>>>>
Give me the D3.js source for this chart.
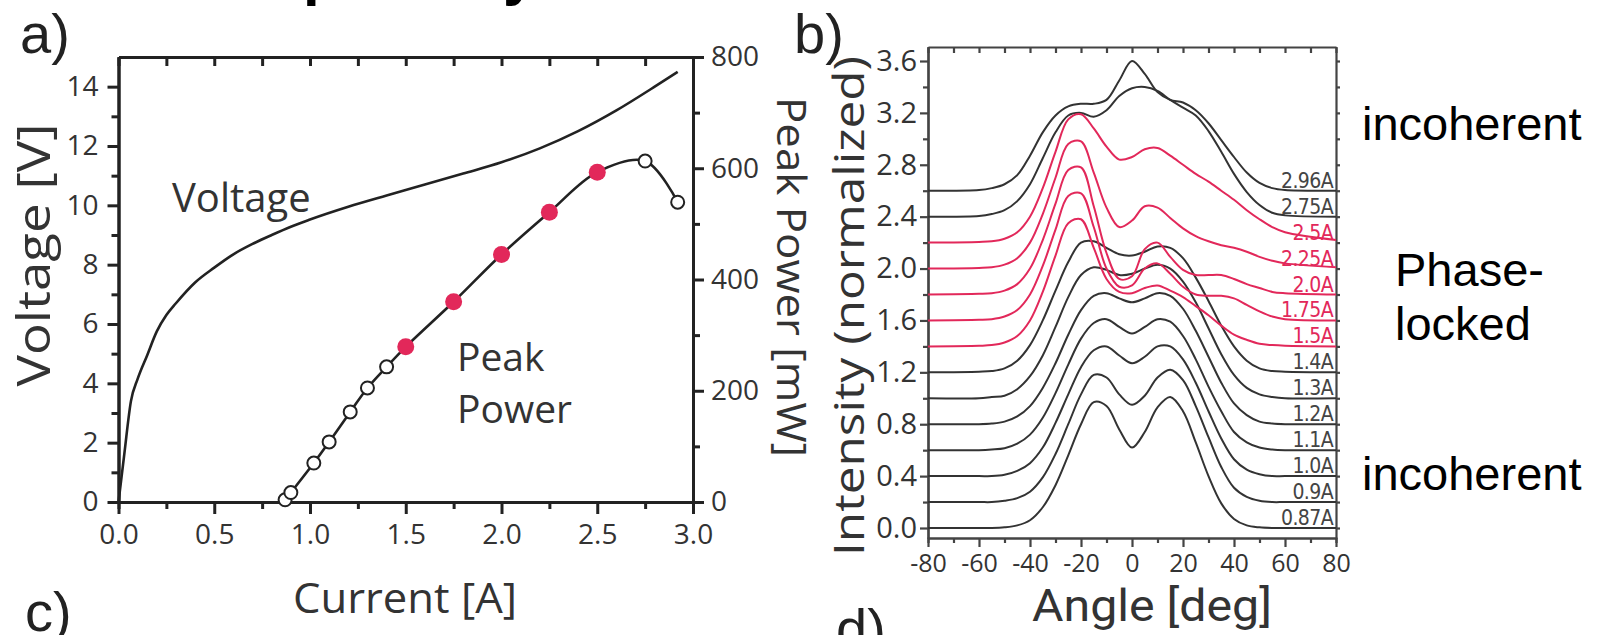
<!DOCTYPE html>
<html><head><meta charset="utf-8">
<script src="https://cdn.jsdelivr.net/npm/d3@7"></script>
<style>body{margin:0;background:#fff}svg{display:block}</style>
</head><body>
<svg id="chart" width="1602" height="635"></svg>
<script>
// ---------- Panel a data ----------
const currentV = [0,0.03,0.065,0.1,0.15,0.2,0.25,0.3,0.4,0.5,0.6,0.7,0.8,0.9,1.0,1.2,1.4,1.6,1.8,2.0,2.2,2.4,2.6,2.8,2.92];
const voltage  = [0,1.6,3.4,4.15,4.95,5.75,6.3,6.7,7.4,7.9,8.35,8.7,9.0,9.28,9.52,9.95,10.33,10.7,11.07,11.45,11.92,12.5,13.2,14.0,14.5];
const currentP = [0.87,0.9,1.02,1.1,1.21,1.3,1.4,1.5,1.75,2.0,2.25,2.5,2.75,2.92];
const peakPower = [4,17,70,108,162,205,243,279,360,445,521,593,613,539];
const lockedCurrents = [1.5,1.75,2.0,2.25,2.5];
const currentTicks = [0,0.5,1.0,1.5,2.0,2.5,3.0];
const voltageTicks = [0,2,4,6,8,10,12,14];
const powerTicks = [0,200,400,600,800];

// ---------- Panel b data ----------
const angles = [-80,-60,-55,-50,-45,-40,-35,-30,-25,-20,-15,-10,-5,0,5,10,15,20,25,30,35,40,45,50,55,60,80];
const profileLabels  = ["0.87A","0.9A","1.0A","1.1A","1.2A","1.3A","1.4A","1.5A","1.75A","2.0A","2.25A","2.5A","2.75A","2.96A"];
const profileOffsets = [0,0.2,0.4,0.6,0.8,1.0,1.2,1.4,1.6,1.8,2.0,2.2,2.4,2.6];
const profileLocked  = [false,false,false,false,false,false,false,true,true,true,true,true,false,false];
const p087 = [0,0,0,0.005,0.02,0.06,0.16,0.33,0.56,0.8,0.97,0.94,0.76,0.62,0.74,0.93,1.01,0.9,0.66,0.4,0.19,0.07,0.02,0.005,0,0,0];
const p090 = [0,0,0,0.01,0.03,0.08,0.19,0.37,0.6,0.83,0.98,0.96,0.83,0.75,0.82,0.96,1.02,0.94,0.74,0.5,0.27,0.11,0.04,0.01,0,0,0];
const p100 = [0,0,0,0.01,0.04,0.1,0.22,0.41,0.63,0.84,0.97,1.0,0.93,0.87,0.92,1.0,1.0,0.9,0.72,0.5,0.29,0.13,0.05,0.015,0,0,0];
const p110 = [0,0,0.005,0.015,0.05,0.12,0.25,0.44,0.66,0.86,0.98,1.01,0.95,0.9,0.95,1.01,0.99,0.88,0.7,0.49,0.3,0.14,0.06,0.02,0.005,0,0];
const p120 = [0,0,0.005,0.02,0.06,0.14,0.28,0.47,0.69,0.88,0.99,1.01,0.97,0.94,0.97,1.01,0.99,0.89,0.72,0.52,0.32,0.16,0.07,0.02,0.005,0,0];
const p130 = [0,0,0.01,0.02,0.07,0.17,0.33,0.55,0.78,0.95,1.01,0.99,0.95,0.96,1.0,1.03,1.0,0.9,0.74,0.54,0.34,0.18,0.08,0.03,0.01,0,0];
const p140 = [0,0.005,0.01,0.03,0.09,0.21,0.4,0.63,0.85,1.0,1.01,0.96,0.91,0.9,0.93,0.97,0.96,0.88,0.73,0.55,0.36,0.2,0.09,0.03,0.01,0.005,0];
const p150 = [0,0.005,0.01,0.03,0.08,0.2,0.42,0.7,0.95,0.98,0.76,0.52,0.42,0.41,0.45,0.47,0.43,0.38,0.31,0.24,0.16,0.09,0.05,0.02,0.01,0.005,0];
const p175 = [0,0.005,0.01,0.03,0.08,0.2,0.42,0.7,0.96,0.98,0.72,0.4,0.26,0.27,0.4,0.44,0.36,0.26,0.2,0.19,0.19,0.17,0.12,0.07,0.03,0.01,0];
const p200 = [0,0.005,0.01,0.03,0.08,0.2,0.42,0.7,0.96,0.98,0.68,0.32,0.12,0.14,0.35,0.4,0.29,0.19,0.15,0.15,0.15,0.12,0.08,0.05,0.02,0.01,0];
const p225 = [0,0.005,0.01,0.03,0.08,0.2,0.42,0.7,0.96,0.98,0.74,0.47,0.32,0.37,0.48,0.47,0.39,0.31,0.25,0.21,0.18,0.16,0.13,0.09,0.06,0.04,0.01];
const p250 = [0,0.005,0.01,0.03,0.08,0.2,0.42,0.7,0.95,0.99,0.88,0.74,0.64,0.66,0.72,0.73,0.67,0.6,0.53,0.47,0.4,0.33,0.25,0.18,0.12,0.08,0.02];
const p275 = [0,0.005,0.02,0.05,0.12,0.25,0.45,0.65,0.78,0.8,0.77,0.82,0.93,0.99,1.0,0.97,0.9,0.84,0.78,0.66,0.5,0.33,0.19,0.09,0.03,0.01,0];
const p296 = [0,0.005,0.02,0.05,0.12,0.27,0.45,0.58,0.65,0.67,0.67,0.7,0.85,1.0,0.9,0.76,0.7,0.68,0.62,0.52,0.39,0.26,0.14,0.06,0.02,0.005,0];
const profiles = [p087,p090,p100,p110,p120,p130,p140,p150,p175,p200,p225,p250,p275,p296];
const angleTicks = [-80,-60,-40,-20,0,20,40,60,80];
const intensityTicks = [0,0.4,0.8,1.2,1.6,2.0,2.4,2.8,3.2,3.6];

// ---------- drawing ----------
const svg = d3.select("#chart");
const RED = "#e2285a", INK = "#222", FONT = "Open Sans";

function styleAxis(g, color, w, fs){
  g.select(".domain").attr("stroke", color).attr("stroke-width", w);
  g.selectAll(".tick line").attr("stroke", color).attr("stroke-width", w);
  if (fs) g.selectAll(".tick text").attr("font-family", FONT).attr("font-size", fs).attr("fill", "#333");
  else g.selectAll(".tick text").remove();
}

// Panel a scales
const xA = d3.scaleLinear().domain([0,3]).range([118.5,693]);
const yV = d3.scaleLinear().domain([0,15]).range([502,57]);
const yP = d3.scaleLinear().domain([0,800]).range([502,57]);
const minorCurrent = d3.range(0.25,3,0.5);
const allCurrent = d3.range(0,3.01,0.25);

const ga = svg.append("g");
styleAxis(ga.append("g").attr("transform","translate(0,57)")
  .call(d3.axisTop(xA).tickValues(allCurrent).tickSizeInner(-9).tickSizeOuter(0).tickFormat("")), INK, 3, 0);
styleAxis(ga.append("g").attr("transform","translate(0,502)")
  .call(d3.axisBottom(xA).tickValues(minorCurrent).tickSize(7).tickFormat("")), INK, 3, 0);
styleAxis(ga.append("g").attr("transform","translate(0,502)")
  .call(d3.axisBottom(xA).tickValues(currentTicks).tickSize(12).tickPadding(10).tickSizeOuter(0).tickFormat(d3.format(".1f"))), INK, 3, 28);
styleAxis(ga.append("g").attr("transform","translate(118.5,0)")
  .call(d3.axisLeft(yV).tickValues(d3.range(1,15,2)).tickSize(7).tickSizeOuter(0).tickFormat("")), INK, 3, 0);
styleAxis(ga.append("g").attr("transform","translate(118.5,0)")
  .call(d3.axisLeft(yV).tickValues(voltageTicks).tickSize(11).tickPadding(9).tickSizeOuter(0)), INK, 3, 28);
styleAxis(ga.append("g").attr("transform","translate(693,0)")
  .call(d3.axisRight(yP).tickValues(d3.range(100,800,200)).tickSize(7).tickSizeOuter(0).tickFormat("")), INK, 3, 0);
styleAxis(ga.append("g").attr("transform","translate(693,0)")
  .call(d3.axisRight(yP).tickValues(powerTicks).tickSize(11).tickPadding(7).tickSizeOuter(0)), INK, 3, 28);

// Voltage curve
const vLine = d3.line().x(d=>xA(d[0])).y(d=>yV(d[1])).curve(d3.curveMonotoneX);
ga.append("path").datum(currentV.map((c,i)=>[c,voltage[i]]))
  .attr("d", vLine).attr("fill","none").attr("stroke",INK).attr("stroke-width",2.6);

// Peak power curve
const pts = currentP.map((c,i)=>[c,peakPower[i]]);
const pLine = d3.line().x(d=>xA(d[0])).y(d=>yP(d[1])).curve(d3.curveCatmullRom.alpha(0.5));
ga.append("path").datum(pts).attr("d", pLine).attr("fill","none").attr("stroke",INK).attr("stroke-width",2.6);
ga.selectAll("circle.pp").data(pts).join("circle")
  .attr("cx", d=>xA(d[0])).attr("cy", d=>yP(d[1]))
  .attr("r", d=> lockedCurrents.includes(d[0]) ? 8.5 : 6.5)
  .attr("fill", d=> lockedCurrents.includes(d[0]) ? RED : "#fff")
  .attr("stroke", d=> lockedCurrents.includes(d[0]) ? "none" : INK)
  .attr("stroke-width", 2);

// Panel a texts
ga.append("text").attr("x",172).attr("y",212).attr("font-family",FONT).attr("font-size",40).attr("fill","#333").text("Voltage");
ga.append("text").attr("x",457).attr("y",371).attr("font-family",FONT).attr("font-size",39).attr("fill","#333").text("Peak");
ga.append("text").attr("x",457).attr("y",423).attr("font-family",FONT).attr("font-size",39).attr("fill","#333").text("Power");
ga.append("text").attr("transform","translate(50,255) rotate(-90)").attr("text-anchor","middle")
  .attr("font-family",FONT).attr("font-size",45).attr("fill","#333").attr("textLength",263).attr("lengthAdjust","spacingAndGlyphs").text("Voltage [V]");
ga.append("text").attr("transform","translate(777,277) rotate(90)").attr("text-anchor","middle")
  .attr("font-family",FONT).attr("font-size",40).attr("fill","#333").attr("textLength",360).attr("lengthAdjust","spacingAndGlyphs").text("Peak Power [mW]");
ga.append("text").attr("x",405).attr("y",613).attr("text-anchor","middle")
  .attr("font-family",FONT).attr("font-size",42).attr("fill","#333").attr("textLength",224).attr("lengthAdjust","spacingAndGlyphs").text("Current [A]");

// Panel letters and title fragments
const letter = (t,x,y)=>svg.append("text").attr("x",x).attr("y",y).attr("font-family","Liberation Sans").attr("font-size",56).attr("fill","#222").text(t);
letter("a)",20,53); letter("b)",794,53); letter("c)",25,631); letter("d)",836,648);
svg.append("text").attr("x",303).attr("y",-6).attr("font-family","Liberation Sans").attr("font-weight","bold").attr("font-size",60).text("p");
svg.append("text").attr("x",503).attr("y",-6).attr("font-family","Liberation Sans").attr("font-weight","bold").attr("font-size",60).text("y");

// Panel b scales
const xB = d3.scaleLinear().domain([-80,80]).range([928,1336]);
const yB = d3.scaleLinear().domain([0,3.6]).range([528,61]);
const bTop = yB(3.708), bBot = yB(-0.077);
const gb = svg.append("g");
const FR = "#444";
styleAxis(gb.append("g").attr("transform",`translate(0,${bTop})`)
  .call(d3.axisTop(xB).tickValues(d3.range(-80,81,10)).tickSizeInner(-6).tickSizeOuter(0).tickFormat("")), FR, 2.2, 0);
styleAxis(gb.append("g").attr("transform",`translate(0,${bBot})`)
  .call(d3.axisBottom(xB).tickValues(d3.range(-70,71,20)).tickSize(5).tickFormat("")), FR, 2.2, 0);
styleAxis(gb.append("g").attr("transform",`translate(0,${bBot})`)
  .call(d3.axisBottom(xB).tickValues(angleTicks).tickSize(9).tickPadding(7).tickSizeOuter(0).tickFormat(d=>String(d))), FR, 2.2, 25);
const yBframe = d3.scaleLinear().domain([-0.077,3.708]).range([bBot,bTop]);
styleAxis(gb.append("g").attr("transform","translate(928,0)")
  .call(d3.axisLeft(yBframe).tickValues(d3.range(0.2,3.7,0.4)).tickSize(5).tickSizeOuter(0).tickFormat("")), FR, 2.2, 0);
styleAxis(gb.append("g").attr("transform","translate(928,0)")
  .call(d3.axisLeft(yBframe).tickValues(intensityTicks).tickSize(8).tickPadding(3).tickSizeOuter(0).tickFormat(d3.format(".1f"))), FR, 2.2, 29);
styleAxis(gb.append("g").attr("transform","translate(1336,0)")
  .call(d3.axisRight(yBframe).tickValues(d3.range(0,3.61,0.2)).tickSize(4).tickSizeOuter(0).tickFormat("")), FR, 2.2, 0);

// profiles
const bLine = d3.line().x(d=>xB(d[0])).y(d=>yB(d[1])).curve(d3.curveCatmullRom.alpha(0.5));
const order = d3.range(profiles.length).sort((a,b)=>(profileLocked[a]-profileLocked[b]));
order.forEach(i=>{
  const data = angles.map((a,j)=>[a, profileOffsets[i]+profiles[i][j]]);
  gb.append("path").datum(data).attr("d",bLine).attr("fill","none")
    .attr("stroke", profileLocked[i] ? RED : "#333").attr("stroke-width",2);
});
profileLabels.forEach((t,i)=>{
  gb.append("text").attr("x",1333).attr("y",yB(profileOffsets[i])-3).attr("text-anchor","end")
    .attr("font-family","DejaVu Sans Condensed").attr("font-size",21).attr("letter-spacing",-0.6)
    .attr("fill", profileLocked[i] ? RED : "#444").text(t);
});

gb.append("text").attr("transform","translate(864,306) rotate(-90)").attr("text-anchor","middle")
  .attr("font-family",FONT).attr("font-size",42).attr("fill","#333").attr("textLength",500).attr("lengthAdjust","spacingAndGlyphs").text("Intensity (normalized)");
gb.append("text").attr("x",1152).attr("y",621).attr("text-anchor","middle")
  .attr("font-family","Roboto").attr("font-size",44).attr("fill","#333").attr("textLength",240).attr("lengthAdjust","spacingAndGlyphs").text("Angle [deg]");

// right-side annotations
const note = (t,x,y)=>svg.append("text").attr("x",x).attr("y",y).attr("font-family","Liberation Sans").attr("font-size",47).attr("fill","#000").text(t);
note("incoherent",1362,140); note("Phase-",1395,286); note("locked",1395,340); note("incoherent",1362,490);
</script>
</body></html>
<<<<
Copy nothing but the lines from the top of the data down to the line containing "const powerTicks = [0,200,400,600,800];", and leave the pictures out.

= FINAL RESULT =
Give me the D3.js source for this chart.
<!DOCTYPE html>
<html><head><meta charset="utf-8">
<script src="https://cdn.jsdelivr.net/npm/d3@7"></script>
<style>body{margin:0;background:#fff}svg{display:block}</style>
</head><body>
<svg id="chart" width="1602" height="635"></svg>
<script>
// ---------- Panel a data ----------
const currentV = [0,0.03,0.065,0.1,0.15,0.2,0.25,0.3,0.4,0.5,0.6,0.7,0.8,0.9,1.0,1.2,1.4,1.6,1.8,2.0,2.2,2.4,2.6,2.8,2.92];
const voltage  = [0,1.6,3.4,4.15,4.95,5.75,6.3,6.7,7.4,7.9,8.35,8.7,9.0,9.28,9.52,9.95,10.33,10.7,11.07,11.45,11.92,12.5,13.2,14.0,14.5];
const currentP = [0.87,0.9,1.02,1.1,1.21,1.3,1.4,1.5,1.75,2.0,2.25,2.5,2.75,2.92];
const peakPower = [4,17,70,108,162,205,243,279,360,445,521,593,613,539];
const lockedCurrents = [1.5,1.75,2.0,2.25,2.5];
const currentTicks = [0,0.5,1.0,1.5,2.0,2.5,3.0];
const voltageTicks = [0,2,4,6,8,10,12,14];
const powerTicks = [0,200,400,600,800];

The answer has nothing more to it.